## [Records for processing]
* * * * *

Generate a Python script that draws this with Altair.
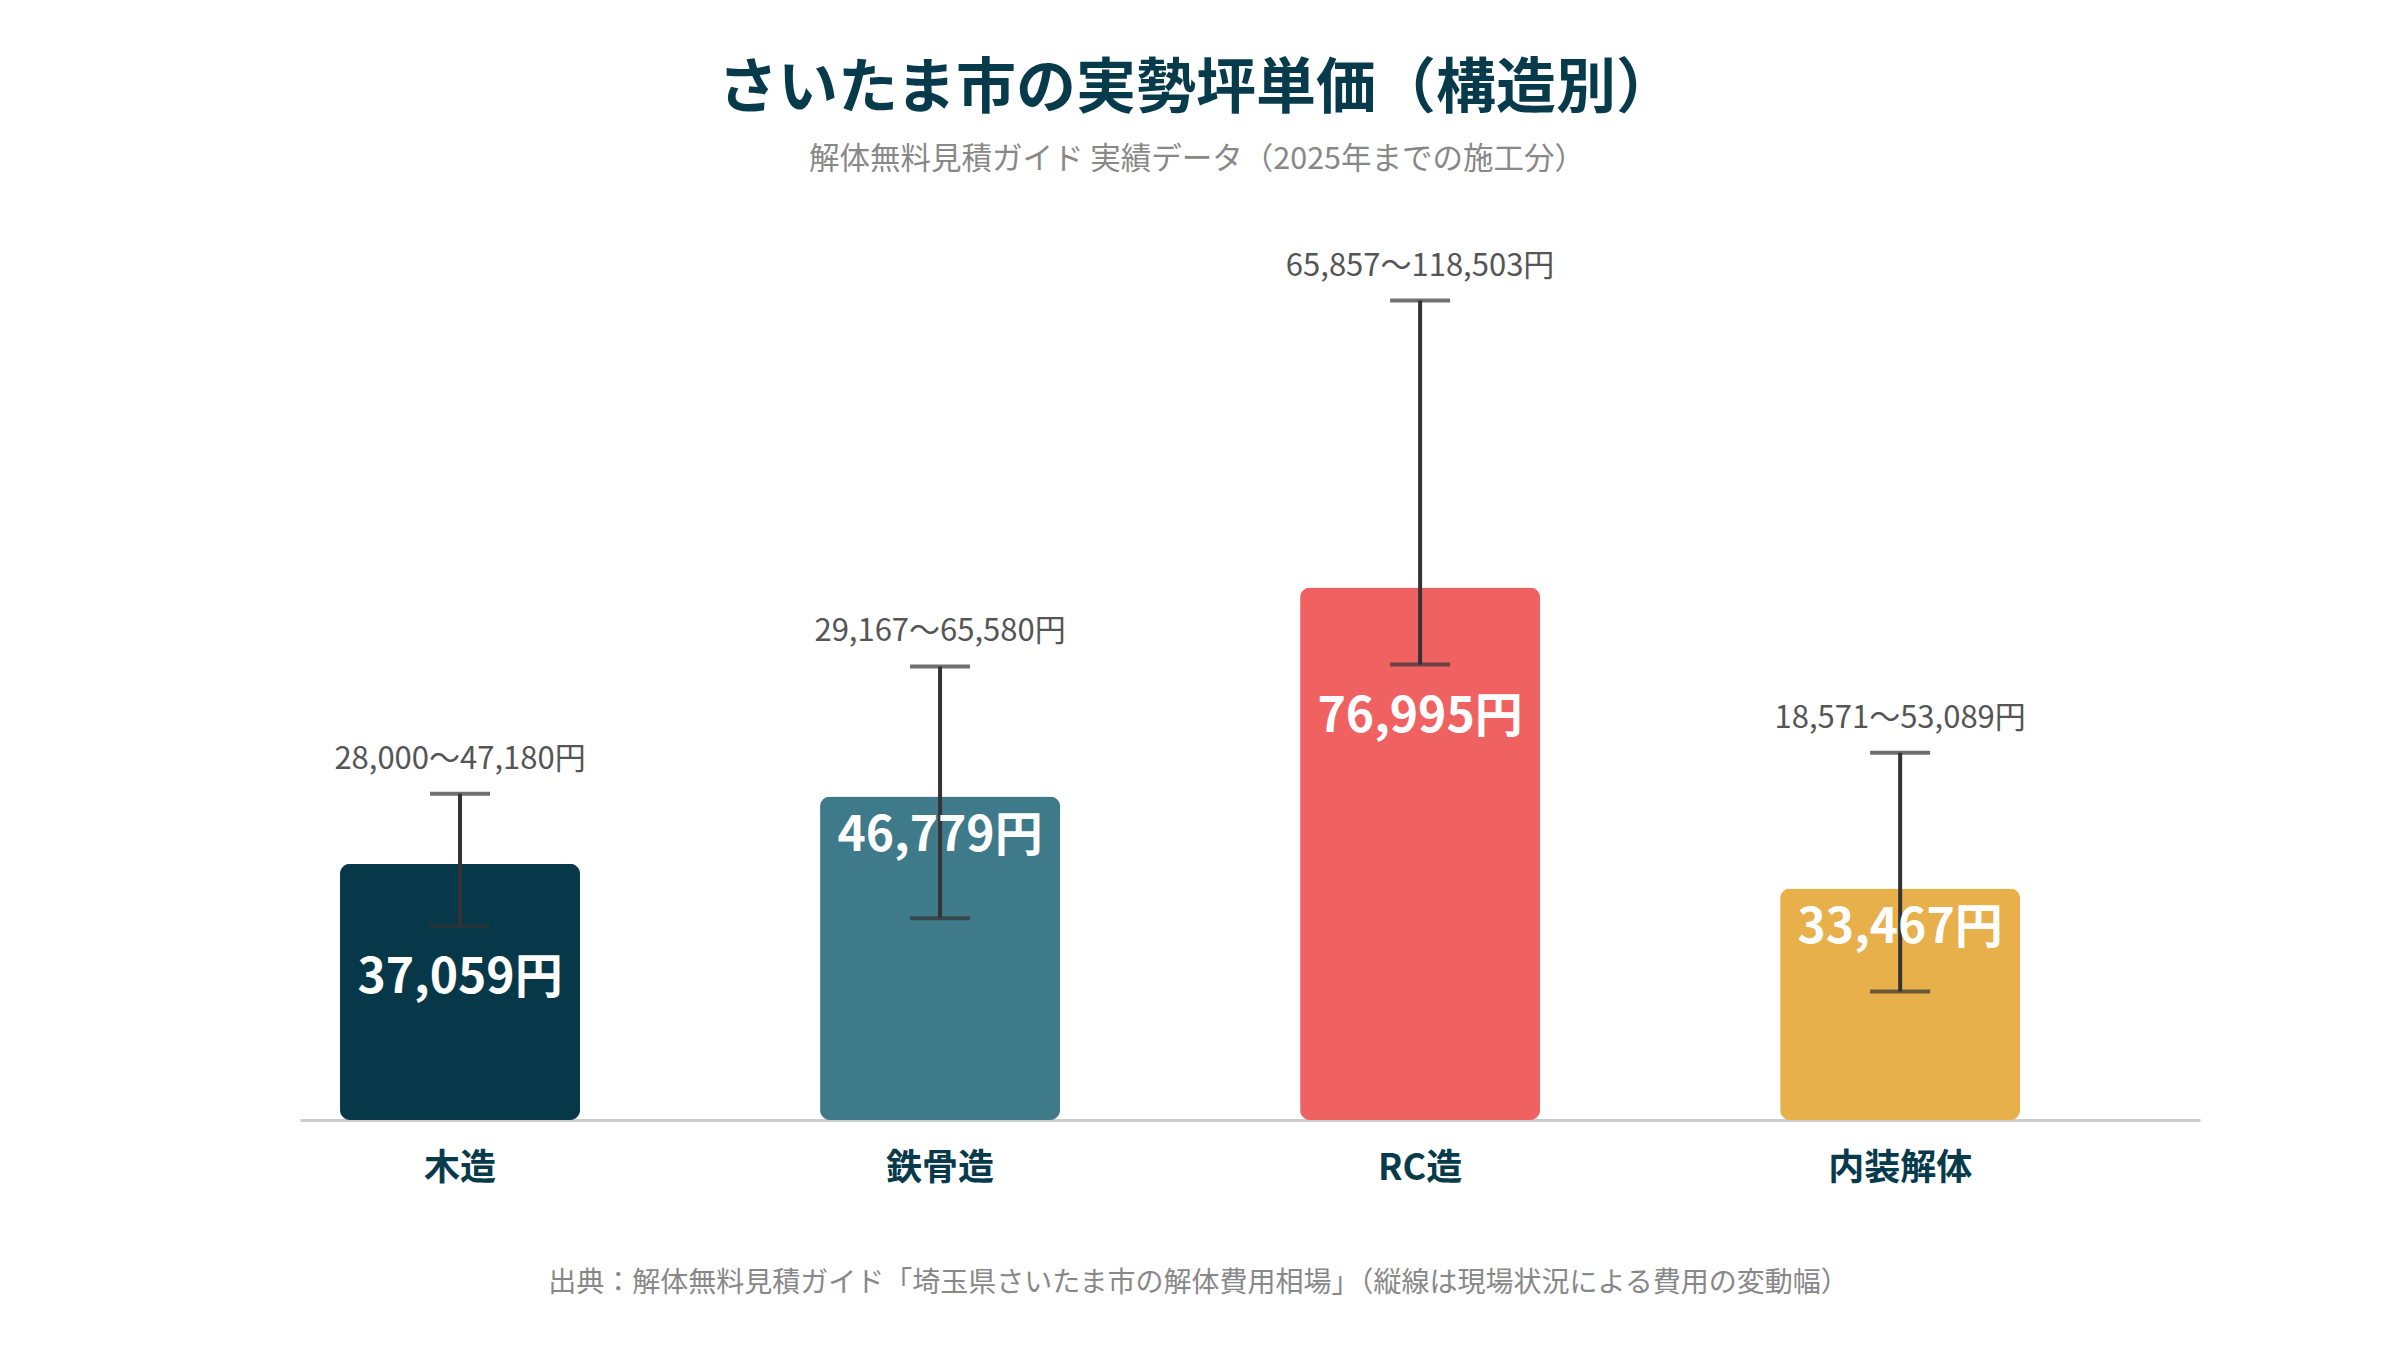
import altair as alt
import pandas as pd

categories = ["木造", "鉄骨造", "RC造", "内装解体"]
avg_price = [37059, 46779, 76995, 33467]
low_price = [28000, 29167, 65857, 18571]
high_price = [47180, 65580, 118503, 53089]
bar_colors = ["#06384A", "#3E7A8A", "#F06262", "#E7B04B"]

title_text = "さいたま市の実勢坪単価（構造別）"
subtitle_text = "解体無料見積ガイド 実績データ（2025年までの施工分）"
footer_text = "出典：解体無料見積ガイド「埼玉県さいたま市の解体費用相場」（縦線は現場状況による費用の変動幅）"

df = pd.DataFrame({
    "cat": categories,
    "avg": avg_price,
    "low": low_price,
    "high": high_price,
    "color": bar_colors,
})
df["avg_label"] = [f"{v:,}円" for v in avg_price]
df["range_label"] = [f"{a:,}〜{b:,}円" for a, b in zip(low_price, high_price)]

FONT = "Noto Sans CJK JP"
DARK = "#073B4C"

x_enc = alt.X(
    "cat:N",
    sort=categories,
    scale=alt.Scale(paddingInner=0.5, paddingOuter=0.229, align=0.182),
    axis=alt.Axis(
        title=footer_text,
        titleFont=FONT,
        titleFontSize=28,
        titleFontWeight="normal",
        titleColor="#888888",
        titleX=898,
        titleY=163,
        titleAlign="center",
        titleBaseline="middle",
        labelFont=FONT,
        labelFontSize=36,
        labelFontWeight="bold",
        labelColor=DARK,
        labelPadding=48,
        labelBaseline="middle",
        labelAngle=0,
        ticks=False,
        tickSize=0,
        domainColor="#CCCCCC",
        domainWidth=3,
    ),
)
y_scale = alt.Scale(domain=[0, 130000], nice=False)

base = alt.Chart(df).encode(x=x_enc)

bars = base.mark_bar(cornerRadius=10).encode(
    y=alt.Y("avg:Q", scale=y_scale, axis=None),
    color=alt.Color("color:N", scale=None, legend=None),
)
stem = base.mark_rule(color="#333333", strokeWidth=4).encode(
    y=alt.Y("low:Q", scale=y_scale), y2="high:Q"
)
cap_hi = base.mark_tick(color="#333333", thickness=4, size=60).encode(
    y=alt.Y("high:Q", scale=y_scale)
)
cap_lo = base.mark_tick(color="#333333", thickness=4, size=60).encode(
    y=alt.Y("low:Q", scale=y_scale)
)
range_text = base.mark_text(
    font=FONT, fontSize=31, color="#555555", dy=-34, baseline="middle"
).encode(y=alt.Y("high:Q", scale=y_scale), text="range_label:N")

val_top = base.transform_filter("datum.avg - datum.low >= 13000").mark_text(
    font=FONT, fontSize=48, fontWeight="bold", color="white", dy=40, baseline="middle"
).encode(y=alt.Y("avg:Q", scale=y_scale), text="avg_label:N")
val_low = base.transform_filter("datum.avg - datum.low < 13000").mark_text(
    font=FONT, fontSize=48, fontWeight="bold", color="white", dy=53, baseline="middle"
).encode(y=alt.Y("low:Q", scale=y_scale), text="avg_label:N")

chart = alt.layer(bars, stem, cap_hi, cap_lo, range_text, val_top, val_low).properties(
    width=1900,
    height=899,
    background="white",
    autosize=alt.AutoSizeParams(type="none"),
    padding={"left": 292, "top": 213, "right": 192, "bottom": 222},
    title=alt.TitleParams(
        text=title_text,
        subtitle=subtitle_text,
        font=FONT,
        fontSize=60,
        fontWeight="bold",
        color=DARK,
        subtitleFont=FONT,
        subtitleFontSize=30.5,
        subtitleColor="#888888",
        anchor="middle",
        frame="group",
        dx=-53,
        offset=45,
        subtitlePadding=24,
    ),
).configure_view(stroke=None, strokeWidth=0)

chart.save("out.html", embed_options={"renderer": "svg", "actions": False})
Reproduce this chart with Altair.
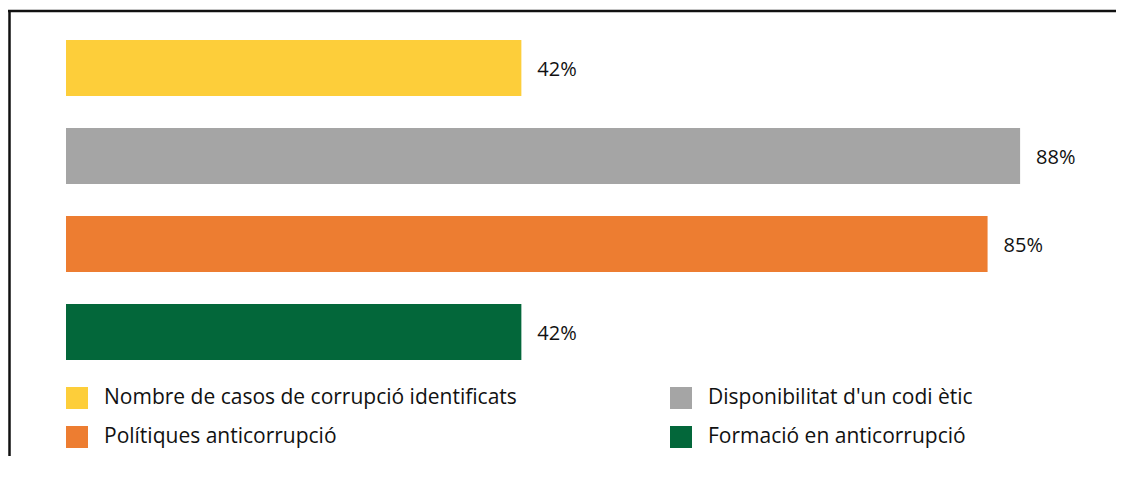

* * * * *

## [What is asked]
Without the pictures, repeat the listing above exactly.

## [Result]
Generate a Python script that draws this with Altair.
import altair as alt
import pandas as pd

categories = ["木造", "鉄骨造", "RC造", "内装解体"]
avg_price = [37059, 46779, 76995, 33467]
low_price = [28000, 29167, 65857, 18571]
high_price = [47180, 65580, 118503, 53089]
bar_colors = ["#06384A", "#3E7A8A", "#F06262", "#E7B04B"]

title_text = "さいたま市の実勢坪単価（構造別）"
subtitle_text = "解体無料見積ガイド 実績データ（2025年までの施工分）"
footer_text = "出典：解体無料見積ガイド「埼玉県さいたま市の解体費用相場」（縦線は現場状況による費用の変動幅）"

df = pd.DataFrame({
    "cat": categories,
    "avg": avg_price,
    "low": low_price,
    "high": high_price,
    "color": bar_colors,
})
df["avg_label"] = [f"{v:,}円" for v in avg_price]
df["range_label"] = [f"{a:,}〜{b:,}円" for a, b in zip(low_price, high_price)]

FONT = "Noto Sans CJK JP"
DARK = "#073B4C"

x_enc = alt.X(
    "cat:N",
    sort=categories,
    scale=alt.Scale(paddingInner=0.5, paddingOuter=0.229, align=0.182),
    axis=alt.Axis(
        title=footer_text,
        titleFont=FONT,
        titleFontSize=28,
        titleFontWeight="normal",
        titleColor="#888888",
        titleX=898,
        titleY=163,
        titleAlign="center",
        titleBaseline="middle",
        labelFont=FONT,
        labelFontSize=36,
        labelFontWeight="bold",
        labelColor=DARK,
        labelPadding=48,
        labelBaseline="middle",
        labelAngle=0,
        ticks=False,
        tickSize=0,
        domainColor="#CCCCCC",
        domainWidth=3,
    ),
)
y_scale = alt.Scale(domain=[0, 130000], nice=False)

base = alt.Chart(df).encode(x=x_enc)

bars = base.mark_bar(cornerRadius=10).encode(
    y=alt.Y("avg:Q", scale=y_scale, axis=None),
    color=alt.Color("color:N", scale=None, legend=None),
)
stem = base.mark_rule(color="#333333", strokeWidth=4).encode(
    y=alt.Y("low:Q", scale=y_scale), y2="high:Q"
)
cap_hi = base.mark_tick(color="#333333", thickness=4, size=60).encode(
    y=alt.Y("high:Q", scale=y_scale)
)
cap_lo = base.mark_tick(color="#333333", thickness=4, size=60).encode(
    y=alt.Y("low:Q", scale=y_scale)
)
range_text = base.mark_text(
    font=FONT, fontSize=31, color="#555555", dy=-34, baseline="middle"
).encode(y=alt.Y("high:Q", scale=y_scale), text="range_label:N")

val_top = base.transform_filter("datum.avg - datum.low >= 13000").mark_text(
    font=FONT, fontSize=48, fontWeight="bold", color="white", dy=40, baseline="middle"
).encode(y=alt.Y("avg:Q", scale=y_scale), text="avg_label:N")
val_low = base.transform_filter("datum.avg - datum.low < 13000").mark_text(
    font=FONT, fontSize=48, fontWeight="bold", color="white", dy=53, baseline="middle"
).encode(y=alt.Y("low:Q", scale=y_scale), text="avg_label:N")

chart = alt.layer(bars, stem, cap_hi, cap_lo, range_text, val_top, val_low).properties(
    width=1900,
    height=899,
    background="white",
    autosize=alt.AutoSizeParams(type="none"),
    padding={"left": 292, "top": 213, "right": 192, "bottom": 222},
    title=alt.TitleParams(
        text=title_text,
        subtitle=subtitle_text,
        font=FONT,
        fontSize=60,
        fontWeight="bold",
        color=DARK,
        subtitleFont=FONT,
        subtitleFontSize=30.5,
        subtitleColor="#888888",
        anchor="middle",
        frame="group",
        dx=-53,
        offset=45,
        subtitlePadding=24,
    ),
).configure_view(stroke=None, strokeWidth=0)

chart.save("out.html", embed_options={"renderer": "svg", "actions": False})
Reproduce this chart with Altair.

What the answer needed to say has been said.